The task: Look through the data below and say how many of its lines contain "this", adding nothing else.

Records from a collection
******

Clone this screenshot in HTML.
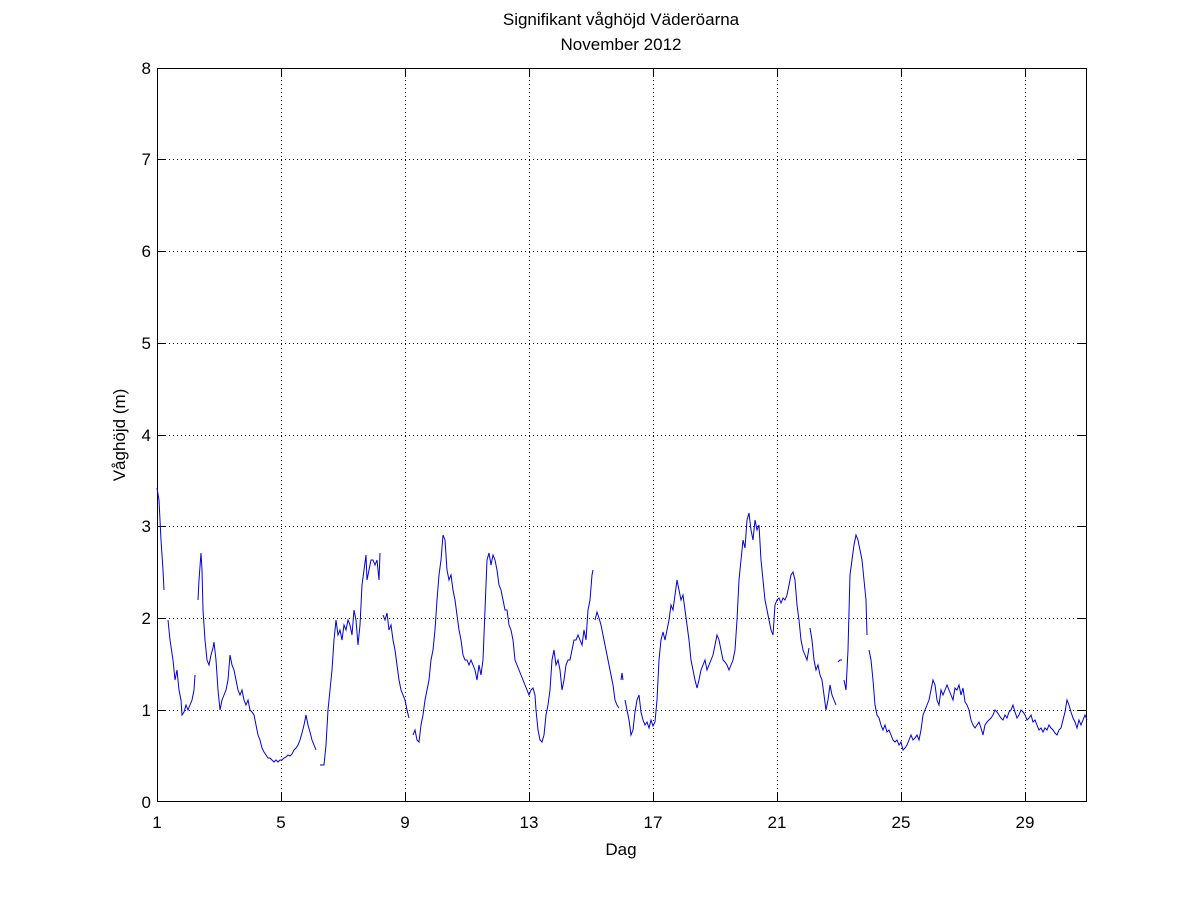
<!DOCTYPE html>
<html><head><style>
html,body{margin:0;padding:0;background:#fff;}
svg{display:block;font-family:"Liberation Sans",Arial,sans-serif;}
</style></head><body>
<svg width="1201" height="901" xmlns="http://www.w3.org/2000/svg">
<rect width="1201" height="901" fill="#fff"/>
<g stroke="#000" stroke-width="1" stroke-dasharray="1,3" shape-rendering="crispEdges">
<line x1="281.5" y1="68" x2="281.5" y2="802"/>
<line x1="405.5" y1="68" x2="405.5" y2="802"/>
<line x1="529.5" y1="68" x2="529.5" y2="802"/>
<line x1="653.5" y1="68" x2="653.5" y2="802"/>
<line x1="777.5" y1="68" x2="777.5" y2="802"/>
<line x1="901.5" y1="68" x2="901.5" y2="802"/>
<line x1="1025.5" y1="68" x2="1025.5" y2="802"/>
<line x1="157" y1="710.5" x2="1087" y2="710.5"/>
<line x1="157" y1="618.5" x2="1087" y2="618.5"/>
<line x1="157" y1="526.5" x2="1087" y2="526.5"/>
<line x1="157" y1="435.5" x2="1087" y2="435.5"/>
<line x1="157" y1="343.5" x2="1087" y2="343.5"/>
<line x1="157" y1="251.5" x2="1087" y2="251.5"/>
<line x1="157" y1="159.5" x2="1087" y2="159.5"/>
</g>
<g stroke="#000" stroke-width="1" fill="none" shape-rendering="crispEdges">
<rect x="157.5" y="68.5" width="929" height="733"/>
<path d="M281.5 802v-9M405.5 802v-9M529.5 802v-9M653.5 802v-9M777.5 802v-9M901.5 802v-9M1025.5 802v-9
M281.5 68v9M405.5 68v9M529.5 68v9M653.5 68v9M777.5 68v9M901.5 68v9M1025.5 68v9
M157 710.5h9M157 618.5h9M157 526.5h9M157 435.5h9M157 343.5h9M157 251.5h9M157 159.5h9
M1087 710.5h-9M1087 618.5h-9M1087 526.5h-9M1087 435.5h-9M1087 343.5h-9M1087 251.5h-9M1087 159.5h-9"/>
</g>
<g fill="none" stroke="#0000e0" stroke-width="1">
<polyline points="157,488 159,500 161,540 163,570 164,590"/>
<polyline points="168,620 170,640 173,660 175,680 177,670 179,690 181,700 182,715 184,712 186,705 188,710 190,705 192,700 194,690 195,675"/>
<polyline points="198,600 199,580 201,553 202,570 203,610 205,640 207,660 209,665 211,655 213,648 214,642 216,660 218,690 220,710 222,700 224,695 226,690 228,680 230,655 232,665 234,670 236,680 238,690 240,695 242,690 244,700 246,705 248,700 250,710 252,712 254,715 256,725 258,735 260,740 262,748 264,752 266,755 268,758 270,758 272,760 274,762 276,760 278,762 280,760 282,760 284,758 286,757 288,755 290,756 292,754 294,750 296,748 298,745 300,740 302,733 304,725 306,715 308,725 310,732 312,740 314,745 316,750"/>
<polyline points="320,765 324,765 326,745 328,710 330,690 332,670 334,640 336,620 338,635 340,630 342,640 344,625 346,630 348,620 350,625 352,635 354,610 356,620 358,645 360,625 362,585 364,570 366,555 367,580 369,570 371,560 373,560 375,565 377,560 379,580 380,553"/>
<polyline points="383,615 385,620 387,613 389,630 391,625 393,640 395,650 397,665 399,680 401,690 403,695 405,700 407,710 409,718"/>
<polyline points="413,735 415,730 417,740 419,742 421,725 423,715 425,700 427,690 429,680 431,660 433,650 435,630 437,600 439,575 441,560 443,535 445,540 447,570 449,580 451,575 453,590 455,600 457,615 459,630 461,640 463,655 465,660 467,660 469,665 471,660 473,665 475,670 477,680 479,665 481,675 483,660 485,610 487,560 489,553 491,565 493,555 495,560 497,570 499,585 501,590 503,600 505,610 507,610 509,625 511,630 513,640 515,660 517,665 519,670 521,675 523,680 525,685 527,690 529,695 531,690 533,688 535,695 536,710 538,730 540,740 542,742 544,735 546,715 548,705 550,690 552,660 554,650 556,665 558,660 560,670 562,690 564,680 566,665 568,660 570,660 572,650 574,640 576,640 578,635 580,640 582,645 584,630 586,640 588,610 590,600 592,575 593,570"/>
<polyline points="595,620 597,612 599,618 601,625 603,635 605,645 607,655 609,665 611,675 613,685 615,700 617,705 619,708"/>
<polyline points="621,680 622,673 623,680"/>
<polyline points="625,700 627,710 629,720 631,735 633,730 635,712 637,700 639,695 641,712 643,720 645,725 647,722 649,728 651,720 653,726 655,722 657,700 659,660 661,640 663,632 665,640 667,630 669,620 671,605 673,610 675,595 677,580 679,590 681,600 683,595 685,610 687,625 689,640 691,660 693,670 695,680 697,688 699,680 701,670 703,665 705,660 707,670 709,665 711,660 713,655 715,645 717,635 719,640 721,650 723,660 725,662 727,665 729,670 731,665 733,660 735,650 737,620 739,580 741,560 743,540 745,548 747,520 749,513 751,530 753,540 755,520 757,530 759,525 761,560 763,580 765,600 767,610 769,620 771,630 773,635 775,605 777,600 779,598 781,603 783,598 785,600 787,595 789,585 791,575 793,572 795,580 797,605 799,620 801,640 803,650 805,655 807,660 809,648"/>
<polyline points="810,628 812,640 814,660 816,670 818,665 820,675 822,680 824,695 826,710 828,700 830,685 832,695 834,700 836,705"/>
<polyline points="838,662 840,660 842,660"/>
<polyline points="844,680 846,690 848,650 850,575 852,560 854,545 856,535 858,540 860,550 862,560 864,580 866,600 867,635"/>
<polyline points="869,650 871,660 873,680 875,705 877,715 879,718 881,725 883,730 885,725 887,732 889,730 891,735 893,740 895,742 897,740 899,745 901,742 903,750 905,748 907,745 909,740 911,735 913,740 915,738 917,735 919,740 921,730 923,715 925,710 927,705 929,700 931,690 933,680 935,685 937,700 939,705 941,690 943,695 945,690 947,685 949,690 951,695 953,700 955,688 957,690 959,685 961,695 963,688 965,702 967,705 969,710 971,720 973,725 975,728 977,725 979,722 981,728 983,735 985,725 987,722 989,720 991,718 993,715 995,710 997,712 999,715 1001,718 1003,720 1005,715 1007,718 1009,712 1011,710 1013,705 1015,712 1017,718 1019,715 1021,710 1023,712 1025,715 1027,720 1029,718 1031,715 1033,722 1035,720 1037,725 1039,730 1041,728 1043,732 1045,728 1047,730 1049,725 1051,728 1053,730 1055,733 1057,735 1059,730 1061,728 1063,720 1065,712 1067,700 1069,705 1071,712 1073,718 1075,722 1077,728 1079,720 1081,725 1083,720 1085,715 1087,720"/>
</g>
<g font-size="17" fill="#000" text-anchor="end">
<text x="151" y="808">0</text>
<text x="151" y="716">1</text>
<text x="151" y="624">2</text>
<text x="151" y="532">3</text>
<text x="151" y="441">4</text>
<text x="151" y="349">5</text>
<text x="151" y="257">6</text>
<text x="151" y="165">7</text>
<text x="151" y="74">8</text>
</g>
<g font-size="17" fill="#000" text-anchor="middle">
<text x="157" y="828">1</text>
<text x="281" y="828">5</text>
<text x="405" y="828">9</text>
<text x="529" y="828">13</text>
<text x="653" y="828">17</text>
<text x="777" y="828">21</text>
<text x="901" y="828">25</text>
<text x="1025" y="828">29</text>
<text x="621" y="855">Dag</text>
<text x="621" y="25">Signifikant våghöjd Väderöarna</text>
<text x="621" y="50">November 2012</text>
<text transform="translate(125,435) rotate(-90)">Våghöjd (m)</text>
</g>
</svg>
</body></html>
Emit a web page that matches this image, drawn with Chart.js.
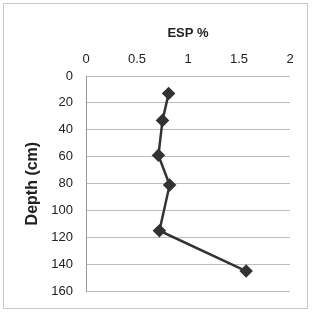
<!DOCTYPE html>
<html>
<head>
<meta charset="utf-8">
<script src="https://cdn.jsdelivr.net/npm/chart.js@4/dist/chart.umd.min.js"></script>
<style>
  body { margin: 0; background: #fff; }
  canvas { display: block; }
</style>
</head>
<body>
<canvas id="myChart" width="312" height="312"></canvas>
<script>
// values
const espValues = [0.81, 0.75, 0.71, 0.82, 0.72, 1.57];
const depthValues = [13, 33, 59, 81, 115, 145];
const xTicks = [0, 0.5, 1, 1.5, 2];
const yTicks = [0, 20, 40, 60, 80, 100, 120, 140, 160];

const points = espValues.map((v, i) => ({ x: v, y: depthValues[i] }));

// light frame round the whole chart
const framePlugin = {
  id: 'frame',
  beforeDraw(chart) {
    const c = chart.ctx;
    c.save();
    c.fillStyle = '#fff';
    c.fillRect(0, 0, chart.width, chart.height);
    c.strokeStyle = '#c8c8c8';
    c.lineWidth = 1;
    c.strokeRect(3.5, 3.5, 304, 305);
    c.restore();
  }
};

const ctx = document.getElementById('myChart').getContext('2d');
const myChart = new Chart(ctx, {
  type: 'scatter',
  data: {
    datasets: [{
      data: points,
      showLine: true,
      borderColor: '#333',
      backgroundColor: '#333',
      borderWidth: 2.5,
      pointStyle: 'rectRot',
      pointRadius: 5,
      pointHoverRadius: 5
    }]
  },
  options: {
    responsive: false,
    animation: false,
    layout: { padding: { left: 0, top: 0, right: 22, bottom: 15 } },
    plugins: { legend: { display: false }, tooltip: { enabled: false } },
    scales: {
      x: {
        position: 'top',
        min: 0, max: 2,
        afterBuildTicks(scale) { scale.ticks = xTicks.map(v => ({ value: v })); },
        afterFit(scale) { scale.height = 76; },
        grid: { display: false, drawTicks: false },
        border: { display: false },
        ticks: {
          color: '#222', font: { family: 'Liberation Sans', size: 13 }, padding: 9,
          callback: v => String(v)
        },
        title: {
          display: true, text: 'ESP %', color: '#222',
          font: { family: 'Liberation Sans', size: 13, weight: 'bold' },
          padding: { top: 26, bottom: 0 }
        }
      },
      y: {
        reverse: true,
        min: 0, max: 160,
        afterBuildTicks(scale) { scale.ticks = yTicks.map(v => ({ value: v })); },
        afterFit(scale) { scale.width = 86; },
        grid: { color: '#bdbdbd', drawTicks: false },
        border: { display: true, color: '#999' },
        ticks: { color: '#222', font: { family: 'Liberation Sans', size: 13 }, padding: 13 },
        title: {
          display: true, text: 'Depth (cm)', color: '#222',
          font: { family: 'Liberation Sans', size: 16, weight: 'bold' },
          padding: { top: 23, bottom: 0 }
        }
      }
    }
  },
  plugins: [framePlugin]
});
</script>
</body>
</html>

******

Final answer: 2